Agriculture Sector Leveraging Crop Science, IoT, Data Analytics, AI

Internet-enabled shared services in farming allow small farmers to enjoy advanced technology and resources by sharing technology using the Internet. Aibono recreates the economies of scale by bringing small farmers together into what we call as smart farming collectives.

Vivek Rajkumar, CEO and founder, Aibono, tells us more. Excerpts:

BW CIO: How is Aibono, an agritech start-up using Data Science, internet and cyber-physical to help the farmers?

Vivek Rajkumar: We now see a global movement towards precision agriculture and data sciences in farming. However, India being a nation of small farmers (85 percent of farmers have small landholding less than 2 acres), our farmers lack the economies of scale to afford or access technology that Western farmers enjoy. Add to that, our yields compared to the West, have also been significantly poor, and has been so since the last three decades and our average farm size reduced to half between 1980 and today to aggravate the problem.

However, Internet-enabled shared services in farming can now allow small farmers to enjoy advanced technology and resources that is otherwise unaffordable, by sharing technology using the Internet. Aibono recreates economies of scale by bringing small farmers together into what we call as smart farming collectives (like an Internet collective) that deploys an on-the-cloud and on-the-ground solution that enables farmers to outsource all his farm decisions ranging from precise estimation to nutrients to what crop to produce, to this farming collective.

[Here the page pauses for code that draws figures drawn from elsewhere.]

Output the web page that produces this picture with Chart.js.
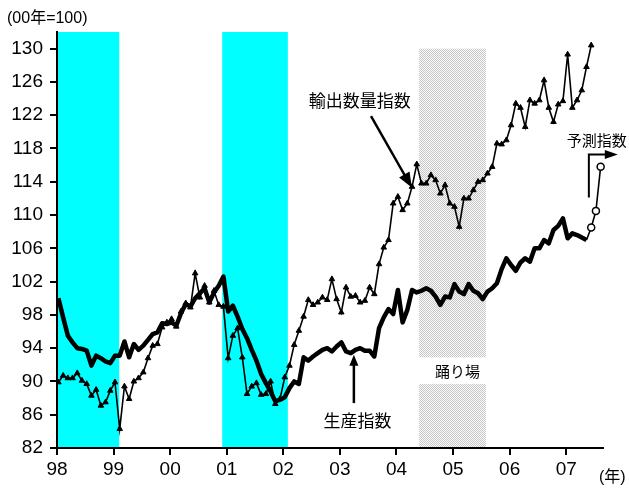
<!DOCTYPE html>
<html>
<head>
<meta charset="utf-8">
<script src="https://cdn.jsdelivr.net/npm/chart.js@4"></script>
<style>
  body { margin: 0; background: #fff; }
</style>
</head>
<body>
<canvas id="chart" width="629" height="489"></canvas>
<script>
// x axis: one tick per year, label is the two-digit year
const yearLabels = ['98', '99', '00', '01', '02', '03', '04', '05', '06', '07'];
const yTicks = [82, 86, 90, 94, 98, 102, 106, 110, 114, 118, 122, 126, 130];

// monthly, Jan 1998 onwards (00年=100)
const exportIndex = [
  89.9, 90.7, 90.4, 90.4, 91.0, 90.1, 89.7, 88.3, 89.0, 87.1, 87.5, 88.9,
  89.9, 84.3, 89.4, 87.9, 90.0, 90.4, 91.1, 92.8, 94.3, 94.5, 96.5, 97.1,
  97.5, 96.6, 98.4, 99.4, 98.9, 103.0, 100.1, 101.5, 99.5, 100.9, 99.2, 99.0,
  92.8, 95.5, 96.4, 92.9, 88.5, 89.4, 89.8, 88.4, 88.5, 90.0, 87.3, 87.9,
  90.5, 91.9, 94.4, 96.1, 97.8, 99.8, 99.2, 99.5, 100.1, 99.8, 102.3, 99.9,
  98.3, 101.3, 100.2, 100.3, 99.5, 99.7, 101.3, 100.5, 104.1, 106.1, 107.0, 111.4,
  112.2, 110.6, 111.4, 113.4, 116.1, 113.8, 113.8, 114.8, 114.2, 112.6, 113.6, 111.4,
  111.0, 108.6, 112.0, 112.0, 113.0, 114.0, 114.2, 115.0, 115.8, 118.6, 118.5, 119.0,
  120.8, 123.4, 122.9, 120.6, 123.8, 123.4, 123.8, 126.2, 122.9, 121.2, 123.3, 123.7,
  129.3, 122.9, 123.8, 125.0, 127.8, 130.4
];
const productionIndex = [
  100.0, 97.7, 95.5, 94.7, 94.0, 93.9, 93.7, 91.9, 93.1, 92.8, 92.4, 92.2,
  93.1, 93.1, 94.8, 92.9, 94.5, 93.8, 94.3, 95.0, 95.7, 95.9, 97.0, 96.9,
  97.1, 96.7, 98.2, 99.3, 99.0, 100.0, 100.6, 101.2, 99.5, 100.7, 101.5, 102.6,
  98.4, 99.1, 97.8, 96.3, 95.2, 93.8, 92.5, 90.9, 89.8, 88.8, 87.6, 87.8,
  88.1, 89.2, 90.0, 89.7, 92.9, 92.5, 93.0, 93.4, 93.8, 94.0, 93.6, 94.2,
  94.7, 93.6, 93.4, 93.8, 94.0, 93.7, 93.7, 93.0, 96.4, 97.7, 98.7, 98.1,
  101.0, 97.1, 98.6, 101.0, 100.7, 100.9, 101.2, 100.9, 100.2, 99.2, 100.2, 100.1,
  101.7, 100.8, 100.5, 101.7, 100.9, 100.6, 99.9, 100.8, 101.2, 101.8, 103.5, 104.8,
  104.0, 103.3, 104.3, 104.8, 104.4, 106.0, 106.0, 107.0, 106.6, 108.2, 108.7, 109.6,
  107.2, 107.8, 107.6, 107.3, 107.0
];
// 予測指数: the three months after the last production figure
const forecastIndex = [108.5, 110.5, 115.8];

// shaded periods, in years
const recessions = [[1998.0, 1999.1], [2000.92, 2002.08]];
const plateau = [2004.4, 2005.58];

function monthX(i) {
  return 1998 + (i + 0.3) / 12;
}

const lastProd = productionIndex.length - 1;
const forecastData = [{ x: monthX(lastProd), y: productionIndex[lastProd] }]
  .concat(forecastIndex.map((v, i) => ({ x: monthX(lastProd + 1 + i), y: v })));

const numFont = "'Liberation Sans', Arial, sans-serif";
const jpFont = "'Noto Sans CJK JP', sans-serif";

function makeDots() {
  const c = document.createElement('canvas');
  c.width = 2; c.height = 2;
  const g = c.getContext('2d');
  g.fillStyle = '#fbfbfb';
  g.fillRect(0, 0, 2, 2);
  g.fillStyle = '#c6c6c6';
  g.fillRect(0, 0, 1, 1);
  g.fillRect(1, 1, 1, 1);
  return c;
}

const shading = {
  id: 'shading',
  beforeDraw(chart) {
    const { ctx, chartArea: a, scales: { x, y } } = chart;
    ctx.save();
    ctx.fillStyle = '#00ffff';
    recessions.forEach(([s, e]) => {
      const x0 = x.getPixelForValue(s), x1 = x.getPixelForValue(e);
      ctx.fillRect(x0, a.top, x1 - x0, a.bottom - a.top);
    });
    ctx.fillStyle = ctx.createPattern(makeDots(), 'repeat');
    const p0 = x.getPixelForValue(plateau[0]), p1 = x.getPixelForValue(plateau[1]);
    const top = y.getPixelForValue(130), gapTop = y.getPixelForValue(92.9);
    const gapBot = y.getPixelForValue(89.7), bot = y.getPixelForValue(82);
    ctx.fillRect(p0, top, p1 - p0, gapTop - top);
    ctx.fillRect(p0, gapBot, p1 - p0, bot - gapBot);
    ctx.restore();
  }
};

function arrowHead(ctx, x0, y0, x1, y1, len, half) {
  const ang = Math.atan2(y1 - y0, x1 - x0);
  ctx.beginPath();
  ctx.moveTo(x1, y1);
  ctx.lineTo(x1 - len * Math.cos(ang) + half * Math.sin(ang), y1 - len * Math.sin(ang) - half * Math.cos(ang));
  ctx.lineTo(x1 - len * Math.cos(ang) - half * Math.sin(ang), y1 - len * Math.sin(ang) + half * Math.cos(ang));
  ctx.closePath();
  ctx.fill();
}

const notes = {
  id: 'notes',
  afterDraw(chart) {
    const { ctx, chartArea: a, scales: { x, y } } = chart;
    const px = v => x.getPixelForValue(v), py = v => y.getPixelForValue(v);
    ctx.save();
    ctx.fillStyle = '#000';
    ctx.strokeStyle = '#000';
    ctx.textBaseline = 'middle';

    ctx.font = '16px ' + numFont + ", 'Noto Sans CJK JP'";
    ctx.textAlign = 'left';
    ctx.fillText('(00年=100)', 7, 19);
    ctx.fillText('(年)', 599, 478);

    ctx.textAlign = 'center';
    ctx.font = '17px ' + jpFont;
    ctx.fillText('輸出数量指数', px(2003.35), py(123.8));
    ctx.fillText('生産指数', px(2003.31), py(85.3));
    ctx.font = '15px ' + jpFont;
    ctx.fillText('予測指数', px(2007.54), py(119.0));
    ctx.fillText('踊り場', px(2005.08), py(91.2));

    // 輸出数量指数 arrow
    let x0 = px(2003.55), y0 = py(121.9), x1 = px(2004.27), y1 = py(113.3);
    ctx.lineWidth = 2.5;
    ctx.beginPath(); ctx.moveTo(x0, y0); ctx.lineTo(x1 - (x1 - x0) * 0.12, y1 - (y1 - y0) * 0.12); ctx.stroke();
    arrowHead(ctx, x0, y0, x1, y1, 15, 6);

    // 生産指数 arrow
    x0 = px(2003.247); y0 = py(87.4); y1 = py(93.2);
    ctx.beginPath(); ctx.moveTo(x0, y0); ctx.lineTo(x0, y1 + 6); ctx.stroke();
    arrowHead(ctx, x0, y0, x0, y1, 11, 4.5);

    // 予測指数 arrow
    x0 = px(2007.4); y0 = py(112.1); y1 = py(117.27); x1 = px(2007.912);
    ctx.lineWidth = 2;
    ctx.beginPath(); ctx.moveTo(x0, y0); ctx.lineTo(x0, y1); ctx.lineTo(x1 - 8, y1); ctx.stroke();
    arrowHead(ctx, x0, y1, x1, y1, 13, 4.5);
    ctx.restore();
  }
};

const axisCommon = {
  grid: { drawOnChartArea: false, drawTicks: true, tickLength: 7, color: '#000', lineWidth: 2 },
  border: { display: true, color: '#000', width: 2 }
};

new Chart(document.getElementById('chart').getContext('2d'), {
  type: 'line',
  data: {
    datasets: [
      {
        label: '輸出数量指数',
        data: exportIndex.map((v, i) => ({ x: monthX(i), y: v })),
        borderColor: '#000',
        borderWidth: 1.6,
        pointStyle: 'triangle',
        pointRadius: 3.2,
        pointBackgroundColor: '#000',
        pointBorderColor: '#000',
        pointBorderWidth: 1,
        tension: 0,
      },
      {
        label: '生産指数',
        data: productionIndex.map((v, i) => ({ x: monthX(i), y: v })),
        borderColor: '#000',
        borderWidth: 4.5,
        borderJoinStyle: 'round',
        pointRadius: 0,
        tension: 0,
      },
      {
        label: '予測指数',
        data: forecastData,
        borderColor: '#000',
        borderWidth: 1.6,
        pointRadius: ctx => (ctx.dataIndex === 0 ? 0 : 3.5),
        pointBackgroundColor: '#fff',
        pointBorderColor: '#000',
        pointBorderWidth: 1.5,
        tension: 0,
        clip: false,
      },
    ],
  },
  options: {
    responsive: false,
    animation: false,
    layout: { padding: { top: 32, right: 26, left: 0, bottom: 0 } },
    plugins: { legend: { display: false }, tooltip: { enabled: false } },
    scales: {
      x: {
        type: 'linear',
        min: 1998,
        max: 2007.65,
        afterBuildTicks: s => { s.ticks = yearLabels.map((l, i) => ({ value: 1998 + i })); },
        afterFit: s => { s.height = 41; },
        ticks: {
          autoSkip: false,
          maxRotation: 0,
          padding: 3,
          color: '#000',
          font: { family: numFont, size: 19 },
          callback: v => yearLabels[Math.round(v - 1998)],
        },
        ...axisCommon,
      },
      y: {
        min: 82,
        max: 132,
        afterBuildTicks: s => { s.ticks = yTicks.map(v => ({ value: v })); },
        afterFit: s => { s.width = 57; },
        ticks: {
          padding: 7,
          color: '#000',
          font: { family: numFont, size: 19 },
        },
        ...axisCommon,
      },
    },
  },
  plugins: [shading, notes],
});
</script>
</body>
</html>
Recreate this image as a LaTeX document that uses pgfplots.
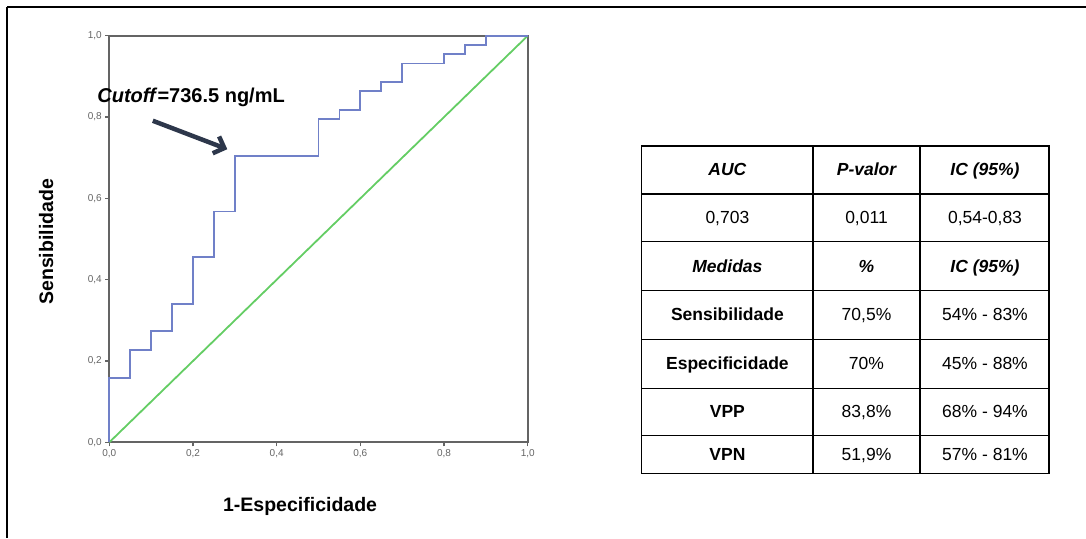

Measurement devices like soil sensors, IoT devices, imaging drones & tablets are deployed on a sharing basis, whereby the data gets accurately mapped by a ground workforce onto a cloud application. These help in decision making based on precision agriculture and data sciences, and upgrades dated farm management practices to being driven by intelligence, data and processes.

With the small farmers aggregated and sharing decisions via the platform, along with shared equipment and the ground resources that bridge his farm-to-cloud, they collectively emulate one large smart farm of the West, producing 30-50 percent higher yields. We’ve delivered over 1,100 successful harvests, turning an average Indian small farm into a smart farm, without taking out fences nor merging farms physically to create economies of scale.

However, we don’t stop there! We will go the whole nine yards, by getting the collective of farmers not only the benefit of better yields but also better prices and market access via a smart collection of market channels reeling in income and returns that justifies his efforts.

BW CIO: What is the fourth revolution? How is Aibono moving along it?

Vivek Rajkumar: Being a nation of small farmers, Industry Revolution 1.0 (steam engines), 2.0 (Ford's assembly line) and 3.0 (era of Microsoft digital suites), could not be implemented in agriculture because all three of these revolutions depends on economies of scale – that only a large scale setups like a factory or a 500-acre farm could avail them. However, the Fourth Revolution is different from the rest because Industry 4.0 does not depend on scale.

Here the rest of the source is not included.